Dopo avere cambiato paesi, lingue e città – Russia, Polonia e infine Francia –, vuole assumere una nuova maschera: quella di uno scrittore giovane e sconosciuto, selvaggio e appartato. Tentare un ennesimo colpo. Nessuno si accorge che gli pseudonimi Gary e Ajar sono filologicamente fratelli in quanto vengono da due termini russi che hanno a che vedere col bruciare, con l'essere ardenti.
L'innocua mistificazione letteraria scappa di mano all'autore. Nel 1975 il libro vince il premio Goncourt – riconoscimento che non si può vincere due volte –, vende milioni di copie e diventa il film dove il ruolo della vecchia e grassa ex prostituta viene interpretato da Simone Signoret. La pellicola vince il premio Oscar come miglior film straniero, dicevo.

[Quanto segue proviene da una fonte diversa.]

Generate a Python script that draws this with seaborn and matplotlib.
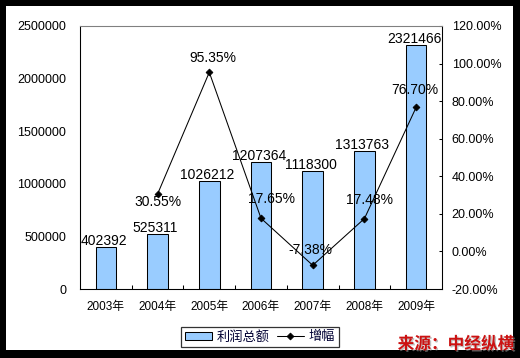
import matplotlib
matplotlib.use("Agg")
import matplotlib.pyplot as plt
import matplotlib.patheffects as pe
from matplotlib.patches import Rectangle
from matplotlib.ticker import FuncFormatter, FixedLocator
import seaborn as sns
import pandas as pd

years = ["2003年", "2004年", "2005年", "2006年", "2007年", "2008年", "2009年"]
profit = [402392, 525311, 1026212, 1207364, 1118300, 1313763, 2321466]
growth_years = ["2004年", "2005年", "2006年", "2007年", "2008年", "2009年"]
growth = [30.55, 95.35, 17.65, -7.38, 17.48, 76.70]
growth_labels = ["30.55%", "95.35%", "17.65%", "-7.38%", "17.48%", "76.70%"]
left_ticks = [0, 500000, 1000000, 1500000, 2000000, 2500000]
right_ticks = [-20, 0, 20, 40, 60, 80, 100, 120]

sns.set_style("white")
plt.rcParams["font.family"] = ["Liberation Sans", "Noto Sans CJK SC", "DejaVu Sans"]

fig = plt.figure(figsize=(5.2, 3.58), dpi=100, facecolor="black")
fig.add_artist(Rectangle((6 / 520, 8 / 358), 507 / 520, 344 / 358,
                         transform=fig.transFigure, facecolor="white",
                         edgecolor="none", zorder=0))

ax = fig.add_axes([80 / 520, 69 / 358, 362 / 520, 263 / 358])
ax.set_facecolor("white")

df = pd.DataFrame({"year": years, "profit": profit})
gdf = pd.DataFrame({"year": growth_years, "growth": growth})

sns.barplot(data=df, x="year", y="profit", order=years, color="#99CCFF",
            saturation=1, edgecolor="black", linewidth=0.75, width=0.4, ax=ax)

ax2 = ax.twinx()
sns.pointplot(data=gdf, x="year", y="growth", order=years, color="black",
              markers="D", markersize=3.5, linewidth=0.75, errorbar=None, ax=ax2)

for a in (ax, ax2):
    a.set_xlim(-0.5, len(years) - 0.5)
    a.set_xlabel("")
    a.set_ylabel("")

ax.set_ylim(0, 2500000)
ax.yaxis.set_major_locator(FixedLocator(left_ticks))
ax.yaxis.set_major_formatter(FuncFormatter(lambda v, p: f"{int(v)}"))
ax.tick_params(axis="y", length=0, pad=14 / 1.389, labelsize=9, labelcolor="black")

ax2.set_ylim(-20, 120)
ax2.yaxis.set_major_locator(FixedLocator(right_ticks))
ax2.yaxis.set_major_formatter(FuncFormatter(lambda v, p: f"{v:.2f}%"))
ax2.tick_params(axis="y", direction="in", length=2.5, width=0.75, pad=7,
                labelsize=9, labelcolor="black", color="black")

ax.set_xticks(range(len(years)))
ax.set_xticklabels(years)
ax.tick_params(axis="x", which="major", length=0, pad=8.5, labelsize=8.5,
               labelcolor="black")
ax.set_xticks([i + 0.5 for i in range(len(years) - 1)], minor=True)
ax.tick_params(axis="x", which="minor", direction="in", length=3, width=0.75,
               color="black")
ax.xaxis.set_ticks_position("bottom")
ax2.tick_params(axis="x", which="both", length=0, labelbottom=False)

for a in (ax, ax2):
    for s in ["left", "right", "bottom"]:
        a.spines[s].set_color("black")
        a.spines[s].set_linewidth(0.75)
        a.spines[s].set_visible(True)
    a.spines["top"].set_color("#808080")
    a.spines["top"].set_linewidth(0.75)
ax2.patch.set_visible(False)

# bar value labels
for i, v in enumerate(profit):
    ax.annotate(str(v), (i, v), xytext=(-2, 2), textcoords="offset pixels",
                ha="center", va="baseline", fontsize=10, color="black")

# growth labels
offs = [(0, -8), (4, 14), (10, 19), (-2, 15), (5, 19), (-1, 17)]
for (yr, g, lab), (dx, dy) in zip(zip(growth_years, growth, growth_labels), offs):
    ax2.annotate(lab, (years.index(yr), g), xytext=(dx, dy),
                 textcoords="offset pixels", ha="center", va="center",
                 fontsize=10, color="black")

# legend
bar_handle = ax.patches[0]
line_handle = ax2.lines[0]
leg = fig.legend([bar_handle, line_handle], ["利润总额", "增幅"],
                 loc="center", bbox_to_anchor=(260 / 520, (358 - 337) / 358),
                 ncol=2, frameon=True, fancybox=False, edgecolor="black",
                 fontsize=9.5, handlelength=2.1, handleheight=0.6,
                 columnspacing=0.5, handletextpad=0.35, borderpad=0.3,
                 borderaxespad=0)
leg.get_frame().set_linewidth(0.9)
for t in leg.get_texts():
    t.set_color("#000033")

fig.text(514 / 520, (358 - 344) / 358, "来源：中经纵横", ha="right", va="center",
         fontsize=12, fontweight="bold", color="#CC1111",
         family=["Noto Sans CJK SC", "DejaVu Sans"],
         path_effects=[pe.withSimplePatchShadow(offset=(1, -1), shadow_rgbFace="#999999", alpha=0.6)])

fig.savefig("out.png", dpi=100, facecolor=fig.get_facecolor())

Gary non si scopre, regge la parte e si ficca in un vicolo cieco. A interpretare il ruolo di Ajar per la stampa manda il nipote, Paul Pavlowitch, che se la cava bene. Fin troppo bene. I due si dividono i compensi, 60 e 40 per cento ciascuno. Pavlowitch diventa sempre più esoso e celebre, e la stampa non risparmia un impietoso confronto con lo zio sessantenne: l'astro nascente e quello che non brilla più come un tempo.
Gary, come prima e più di prima scrive compulsivamente. Firma libri come Gary e in segreto come Ajar. Rilancia la posta di una commedia degli equivoci editoriali che diventa tragedia. Nel culmine del lesionistico gioco di specchi, viene accusato da un giornale di 'ajarismi', di avere usato cioè espressioni e stilemi che appartengono al nipote. Di avere insomma plagiato sé stesso come possiamo dire oggi ma allora nessuno sapeva che l'autore era uno solo.
Sconvolto da una beffa letteraria che ha preso dimensioni troppo grandi per uscirne indenne, terrorizzato dalla vecchiaia ('ho orrore della maturità', 'ho il cuore di un diciottenne in un corpo di un sessantenne'), l'autore del romanzo Biglietto scaduto è ormai diventato un uomo fragile. In realtà, dietro l'apparenza del duro, da pistolero messicano da film western – si veste con gilet etnici, si trucca –, è sempre stato un uomo più fragile di quanto sembrasse. Se la donna per lui è una 'patria', anche il suicidio di Jean Seberg, trovata morta su un'auto dopo avere ingerito dei barbiturici e bevuto molto alcol, lo manda ulteriormente verso il muro.
In una conferenza stampa, accusa la Cia di averla spinta alla pazzia e al suicidio pedinandola. Bionda e con un viso angelico prestato alla parte cinematografica di Jeanne d'Arc di Otto Preminger_,_ la Seberg si è sempre spesa per la causa dei neri americani. Tanto che Gary dirà che nell'appartamento di rue du Bac, oltre a loro due vivevano 'settanta milioni di neri'. Tutti i neri americani. Una convivenza difficile. Dopo la separazione, Gary riconoscerà il secondo figlio avuto dalla attrice, una bambina che muore subito dopo la nascita. Lo scrittore, sospettato di non essere il vero padre, sostiene di averla fatta seppellire in una bara col coperchio di vetro per dimostrare che la creatura non era figlia di un nero.
Solo quando anche lui si toglie la vita sparandosi un colpo in bocca, il mondo viene a sapere che era lui il vero autore del romanzo premiato dal Goncourt, e Pavlowitch non era che una sua pedina sfuggita di mano.
Nel finale del romanzo, Momo, il ragazzino arabo, resta accanto al cadavere di Madame Rosa, coprendola di profumo, nello scantinato segreto, per rubare alla dura realtà della vita ancora qualche giorno di un legame finito troppo presto con l'unica figura di riferimento, con l'unica persona che gli abbia voluto bene. Capace di pagine molto dure, per esempio quando fa compiere un attentato a un ragazzino polacco, durante la Resistenza, mentre pattina con i soldati tedeschi, nel romanzo Educazione europea, Gary lascia aperta la porta alla vita che continua per il piccolo arabo. C'è la vita che finisce, oltre a quella che continua, ma nel racconto, diversamente che nella realtà, si può mandare avanti e indietro il nastro, come nella macchina per il montaggio dei film che Momo scopre quando lo fanno uscire dallo scantinato dove si è nascosto con il cadavere di Madame Rosa e lo affidano a una famiglia... Avanti e indietro come si fa con i libri e la memoria. Soprattutto indietro.